DAY 5 we left Chiang Mai for Pai which is further north west. It is a very hippy town….full of all the Caucasians we have been glad not to see when eating at the street markets and biking around. It is perfect for those who would like to visit Thailand but not really see it and just chill out. People seem to come here with good intentions of staying bit and end up being here long term. Rhiannon and I had dinner with Patrick (USA), a random we met on our accommodation hunt, who speaks fluent Thai taught to him by the students he has taught English to in Bangkok every summer for the last 4 years. He ordered yummy things for us to eat and added chili, sugar and lime like Thais add to their meals (similar to westerners adding tomato sauce or mustard) and taught us lots of things about Thailand and its people. The Thai people are completely and utterly impressed with Patrick for speaking Thai….even more so then the French being impressed with me I think because no one speaks Thai. We were honored to be the first people he’d spoken English to for longer then 2 seconds in over a month! Go us!
DAY 6….TODAY we hired motorcycles…ok they are automatic and more like scooters I, with a wealth of experience from my single Croatia excursion (haughty voice), was ready for something bigger but had to think of Rhiannon…we both answered yes definetly when they asked us of we had experience ). We went and saw a waterfall, a village, a canyon, lots of beautiful countryside/jungle and saw and petted and fed ELEPHANTS! That’s right! We touched and cuddled and took millions of photos of them. We fed them mangoes and a reedy/sugar caney/grass thing. We have booked a 2 hour elephant ride for tomorrow which cost 450 Bhatt or 15AUD!!!! Lastly we visited a temple on the way home. We were invited into the temple by the monks, we sat down and all of a sudden were in the middle of what was probably evening prayer. The head monk gave us each a little stone tablet with Buddha on one side and a little mysterious critter on the other…..I love Buddhism!….I might become a Buddhist (an odd thing to say). I love scooters!....I keep singing ‘Ride Sally Ride’ and thinking things like ‘Open ‘er up’, ‘Pedal to the metal’, ‘I want to feel some air through my hair’ and “Varoom rooom rooom’ while flying along….Cara loves speed! I might be become a biker Buddhist. What’d ya think? P.S. We want to learn Thai.

10 comments:

Julia said...

Hey Cara,
sounds like you are having a great time with some really great experiences. I can't believe you met monks and they gave you stuff. What is the purpose of shaking a jar with sticks? I think you should totally become a biker monk.

Cara's Mom & Pat said...

FANTASTIC!!!

PHOTOS!
PHOTOS!PHOTOS!
PHOTOS!PHOTOS! PHOTOS!
PHOTOS!PHOTOS!
PHOTOS!

Anonymous said...

Dear Cara ,

Remember (old Budhist saying)- "an elephant is not a motorbike".....please don't speed on one..... and especially no 'pedal to the metal' cause you will only have one very grumpy critter.

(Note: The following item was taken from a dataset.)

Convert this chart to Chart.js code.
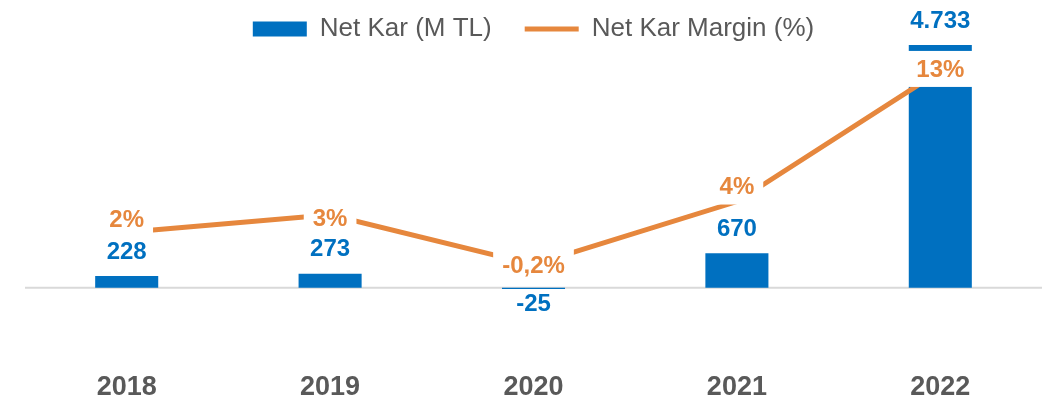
<!DOCTYPE html>
<html>
<head>
<meta charset="utf-8">
<script src="https://cdn.jsdelivr.net/npm/chart.js@4"></script>
<style>
  html, body { margin: 0; padding: 0; background: #fff; }
  #wrap { width: 1056px; height: 400px; }
</style>
</head>
<body>
<div id="wrap"><canvas id="karChart"></canvas></div>
<script>
const years = ['2018', '2019', '2020', '2021', '2022'];
const netKar = [228, 273, -25, 670, 4733];
const netKarMargin = [2.0, 3.2, -0.2, 4.1, 13.0];

const blue = '#0070C0';
const orange = '#E6873D';
const gray = '#595959';
const fontName = '"Liberation Sans", Arial, sans-serif';

function fmtNum(v) {
  const s = String(Math.abs(v)).replace(/\B(?=(\d{3})+(?!\d))/g, '.');
  return (v < 0 ? '-' : '') + s;
}

function fmtPct(v) {
  if (Math.abs(v) < 1) return v.toFixed(1).replace('.', ',') + '%';
  return Math.round(v) + '%';
}

// little nudges so the % labels sit like the original
const pctOffsets = [-13, 4, 1, -15, -2];

const valueLabels = {
  id: 'valueLabels',
  beforeDatasetsDraw(chart) {
    const {ctx, chartArea, scales} = chart;
    const y0 = scales.yBar.getPixelForValue(0);
    ctx.save();
    ctx.strokeStyle = '#D9D9D9';
    ctx.lineWidth = 2;
    ctx.beginPath();
    ctx.moveTo(chartArea.left, y0);
    ctx.lineTo(chartArea.right, y0);
    ctx.stroke();
    ctx.restore();
  },
  afterDatasetsDraw(chart) {
    const ctx = chart.ctx;
    ctx.save();
    ctx.font = 'bold 24px ' + fontName;
    ctx.textAlign = 'center';
    ctx.textBaseline = 'middle';

    // margin labels with white box over the line
    const lineMeta = chart.getDatasetMeta(1);
    lineMeta.data.forEach((pt, i) => {
      const txt = fmtPct(netKarMargin[i]);
      const y = pt.y + pctOffsets[i];
      const w = ctx.measureText(txt).width;
      ctx.fillStyle = '#fff';
      ctx.fillRect(pt.x - w / 2 - 9, y - 18, w + 18, 36);
      ctx.fillStyle = orange;
      ctx.fillText(txt, pt.x, y + 1);
    });

    // bar labels
    const barMeta = chart.getDatasetMeta(0);
    barMeta.data.forEach((bar, i) => {
      const v = netKar[i];
      const y = v >= 0 ? bar.y - 25 : bar.y + 14;
      ctx.fillStyle = blue;
      ctx.fillText(fmtNum(v), bar.x, y + 1);
    });
    ctx.restore();
  }
};

let k_chart = new Chart('karChart', {
  type: 'bar',
  data: {
    labels: years,
    datasets: [{
      type: 'bar',
      label: 'Net Kar (M TL)',
      data: netKar,
      backgroundColor: blue,
      borderWidth: 0,
      barPercentage: 0.31,
      categoryPercentage: 1,
      yAxisID: 'yBar',
      pointStyle: 'rect',
      clip: false,
      order: 1
    }, {
      type: 'line',
      label: 'Net Kar Margin (%)',
      data: netKarMargin,
      borderColor: orange,
      backgroundColor: orange,
      borderWidth: 5,
      borderCapStyle: 'round',
      pointRadius: 0,
      pointStyle: 'line',
      tension: 0,
      yAxisID: 'yPct',
      clip: false,
      order: 0
    }]
  },
  options: {
    responsive: true,
    maintainAspectRatio: false,
    animation: false,
    layout: { padding: { top: -17, left: 25, right: 14, bottom: -18 } },
    plugins: {
      tooltip: { enabled: false },
      legend: {
        display: true,
        position: 'top',
        labels: {
          usePointStyle: true,
          pointStyleWidth: 54,
          boxHeight: 15,
          padding: 33,
          color: gray,
          font: { family: fontName, size: 26 },
          sort: (a, b) => a.datasetIndex - b.datasetIndex
        }
      }
    },
    scales: {
      x: {
        grid: { display: false },
        border: { display: false },
        ticks: {
          color: gray,
          padding: 14,
          font: { family: fontName, size: 27, weight: 'bold' }
        }
      },
      yBar: {
        display: false,
        min: -1208,
        max: 4597
      },
      yPct: {
        display: false,
        min: -5.99,
        max: 14.29
      }
    }
  },
  plugins: [valueLabels]
});
</script>
</body>
</html>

Sounds great !!!! Can you get a photo of an elephant lifting you up with it's truck??? Maybe not a good idea from a safety point of view.....

Love
Patrick

Mr David said...

ha! monk with an email address! brilliant!

haha nice one Patrick.... although I don't think elephants can drive trucks!

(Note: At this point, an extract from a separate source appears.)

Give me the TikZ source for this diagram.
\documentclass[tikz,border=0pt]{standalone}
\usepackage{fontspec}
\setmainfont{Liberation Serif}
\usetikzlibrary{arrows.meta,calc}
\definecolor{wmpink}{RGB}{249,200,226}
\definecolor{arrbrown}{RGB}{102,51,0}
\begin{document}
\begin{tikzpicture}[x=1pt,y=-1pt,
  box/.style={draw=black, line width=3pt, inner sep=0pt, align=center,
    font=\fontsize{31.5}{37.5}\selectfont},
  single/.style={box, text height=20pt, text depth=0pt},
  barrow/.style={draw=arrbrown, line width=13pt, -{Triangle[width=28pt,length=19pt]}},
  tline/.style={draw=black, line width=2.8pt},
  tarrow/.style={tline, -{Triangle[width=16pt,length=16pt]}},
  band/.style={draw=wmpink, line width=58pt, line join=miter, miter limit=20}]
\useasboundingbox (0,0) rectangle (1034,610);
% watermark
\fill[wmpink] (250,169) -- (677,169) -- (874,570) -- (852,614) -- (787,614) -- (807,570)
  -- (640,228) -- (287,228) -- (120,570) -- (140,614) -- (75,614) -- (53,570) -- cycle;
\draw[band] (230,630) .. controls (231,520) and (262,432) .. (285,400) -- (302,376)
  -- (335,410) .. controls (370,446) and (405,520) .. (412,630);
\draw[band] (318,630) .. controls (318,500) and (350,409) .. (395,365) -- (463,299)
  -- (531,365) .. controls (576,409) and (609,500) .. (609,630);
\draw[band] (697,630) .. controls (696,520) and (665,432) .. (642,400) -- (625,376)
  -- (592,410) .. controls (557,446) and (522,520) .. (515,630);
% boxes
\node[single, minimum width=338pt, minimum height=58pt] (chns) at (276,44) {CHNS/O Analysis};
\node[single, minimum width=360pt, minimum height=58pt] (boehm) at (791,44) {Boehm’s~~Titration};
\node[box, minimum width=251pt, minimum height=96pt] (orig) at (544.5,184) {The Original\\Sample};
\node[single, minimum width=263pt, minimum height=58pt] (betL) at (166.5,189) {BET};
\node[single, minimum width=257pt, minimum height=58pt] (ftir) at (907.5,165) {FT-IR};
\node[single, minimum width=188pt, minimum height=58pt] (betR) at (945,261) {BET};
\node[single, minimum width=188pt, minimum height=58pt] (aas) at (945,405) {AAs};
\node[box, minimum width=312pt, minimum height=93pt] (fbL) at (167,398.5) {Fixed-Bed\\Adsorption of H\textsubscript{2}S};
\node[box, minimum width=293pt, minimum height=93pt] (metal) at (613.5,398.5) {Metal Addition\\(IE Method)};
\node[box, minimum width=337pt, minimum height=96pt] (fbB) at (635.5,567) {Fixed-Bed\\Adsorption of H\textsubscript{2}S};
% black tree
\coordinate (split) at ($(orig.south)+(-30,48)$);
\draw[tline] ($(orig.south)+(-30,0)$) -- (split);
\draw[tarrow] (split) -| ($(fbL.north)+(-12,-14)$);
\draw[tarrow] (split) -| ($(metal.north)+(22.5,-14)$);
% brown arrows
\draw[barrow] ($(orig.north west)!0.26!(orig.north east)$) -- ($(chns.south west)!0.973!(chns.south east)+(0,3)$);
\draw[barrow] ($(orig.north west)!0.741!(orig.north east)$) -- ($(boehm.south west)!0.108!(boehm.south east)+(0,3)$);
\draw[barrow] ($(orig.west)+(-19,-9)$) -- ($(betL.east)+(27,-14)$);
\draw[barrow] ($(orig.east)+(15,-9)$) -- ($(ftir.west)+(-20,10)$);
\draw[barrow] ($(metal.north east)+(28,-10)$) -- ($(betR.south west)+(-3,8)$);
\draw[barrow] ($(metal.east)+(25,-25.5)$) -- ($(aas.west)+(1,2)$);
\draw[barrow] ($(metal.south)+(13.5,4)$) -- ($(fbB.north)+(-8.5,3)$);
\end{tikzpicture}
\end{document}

Cathie from Las Vegas said...

Cara you are having too much fun! Is that possible? You are also an excellant reporter and I hope you are serious about a novel. I never really had any interest in seeing Europe before but now I find myself wanting to go to the Croatia Islands and thereabouts. I would love to take trains rides to everywhere. My secret passion has always been New Zealand! Can I catch a train to there? Maybe an undersea one someday.
Yes, a Budhist Biker for sure.

blue said...

Hah, Cara the biker monk! Makes for a funny mental image that's for sure.

I found this site of Thai vocab - http://www.samui-holidays.com/info/thaivocab.htm which might be of some help.

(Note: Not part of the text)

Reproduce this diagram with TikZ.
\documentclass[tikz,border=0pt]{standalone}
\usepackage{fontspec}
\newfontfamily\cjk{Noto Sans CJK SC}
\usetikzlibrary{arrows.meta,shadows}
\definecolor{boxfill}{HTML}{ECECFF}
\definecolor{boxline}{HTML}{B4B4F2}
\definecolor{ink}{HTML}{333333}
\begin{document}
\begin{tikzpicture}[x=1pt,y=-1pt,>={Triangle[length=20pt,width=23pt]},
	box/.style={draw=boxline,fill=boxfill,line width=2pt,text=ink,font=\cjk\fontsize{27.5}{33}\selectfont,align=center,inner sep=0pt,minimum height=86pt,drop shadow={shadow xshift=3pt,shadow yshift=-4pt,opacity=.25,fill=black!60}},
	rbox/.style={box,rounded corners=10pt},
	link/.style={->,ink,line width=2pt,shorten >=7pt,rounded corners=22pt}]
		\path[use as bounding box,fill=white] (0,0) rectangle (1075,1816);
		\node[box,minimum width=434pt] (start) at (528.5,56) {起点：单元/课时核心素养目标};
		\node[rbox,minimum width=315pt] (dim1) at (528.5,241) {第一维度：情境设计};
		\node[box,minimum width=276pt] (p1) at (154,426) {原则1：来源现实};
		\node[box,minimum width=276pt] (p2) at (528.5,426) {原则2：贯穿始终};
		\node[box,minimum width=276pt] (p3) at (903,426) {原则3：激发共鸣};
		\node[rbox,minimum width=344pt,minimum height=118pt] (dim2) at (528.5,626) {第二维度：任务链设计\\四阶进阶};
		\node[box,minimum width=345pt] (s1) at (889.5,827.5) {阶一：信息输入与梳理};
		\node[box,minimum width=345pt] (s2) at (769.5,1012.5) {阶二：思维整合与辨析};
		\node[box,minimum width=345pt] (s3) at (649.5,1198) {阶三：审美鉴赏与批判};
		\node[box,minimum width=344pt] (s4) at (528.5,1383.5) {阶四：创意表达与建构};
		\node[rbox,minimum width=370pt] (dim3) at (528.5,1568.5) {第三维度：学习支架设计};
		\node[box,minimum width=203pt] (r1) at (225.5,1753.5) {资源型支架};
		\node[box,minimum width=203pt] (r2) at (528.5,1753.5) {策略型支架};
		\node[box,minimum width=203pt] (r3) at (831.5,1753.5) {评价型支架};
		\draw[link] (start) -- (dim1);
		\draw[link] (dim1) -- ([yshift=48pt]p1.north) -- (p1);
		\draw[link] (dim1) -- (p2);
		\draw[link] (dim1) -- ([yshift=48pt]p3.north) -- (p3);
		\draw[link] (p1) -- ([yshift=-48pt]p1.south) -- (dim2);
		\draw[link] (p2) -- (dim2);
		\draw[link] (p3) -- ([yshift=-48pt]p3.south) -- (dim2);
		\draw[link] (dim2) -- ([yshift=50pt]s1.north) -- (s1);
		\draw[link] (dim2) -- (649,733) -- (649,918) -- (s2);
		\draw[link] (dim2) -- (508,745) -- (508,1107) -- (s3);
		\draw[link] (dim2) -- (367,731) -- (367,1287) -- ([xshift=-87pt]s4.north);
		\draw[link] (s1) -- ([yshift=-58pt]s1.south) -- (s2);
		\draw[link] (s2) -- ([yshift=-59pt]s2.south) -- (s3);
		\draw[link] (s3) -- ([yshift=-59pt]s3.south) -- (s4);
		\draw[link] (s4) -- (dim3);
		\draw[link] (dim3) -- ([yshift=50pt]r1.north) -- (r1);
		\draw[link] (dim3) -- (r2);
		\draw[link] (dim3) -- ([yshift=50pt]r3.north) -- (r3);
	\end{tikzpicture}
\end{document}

Who knows about the tonal thing though, that sounds complicated to learn.

Glad you're havin' fun while the rest of us are slaving away at the end of term/semester/whatever :p

Daddy said...

I love your descriptions and details. I hope that you are wearing a helmet on those scooters! Are you around any beach areas? I have heard that the beaches are very beautiful!

Daddy

Anonymous said...

Meme, I can't even imagine the
thrill of seeing and experiencing
all the wonderful things that you
have done. The way you tell and
describe everything, is almost like
being there. We will look forward
to seeing lots of pictures.

Love you lots, honey
Nonie

Anonymous said...

Cara----your travels continue to enthrall me--- what an advenure!!! You really should think about putting all this in book form when you have time...?!? Love every report from you- Aunt Pat from Texas

Damian@Jeffrey.net said...

Sounds like you guys had an awesome time 3 years ago in Thailand. I too went up the mountain to visit the Wat Phrathat Doi Suthep last week, and also received prediction #11, with same text. Hope it is a real one! :) I liked the blog you guys wrote - quite observant.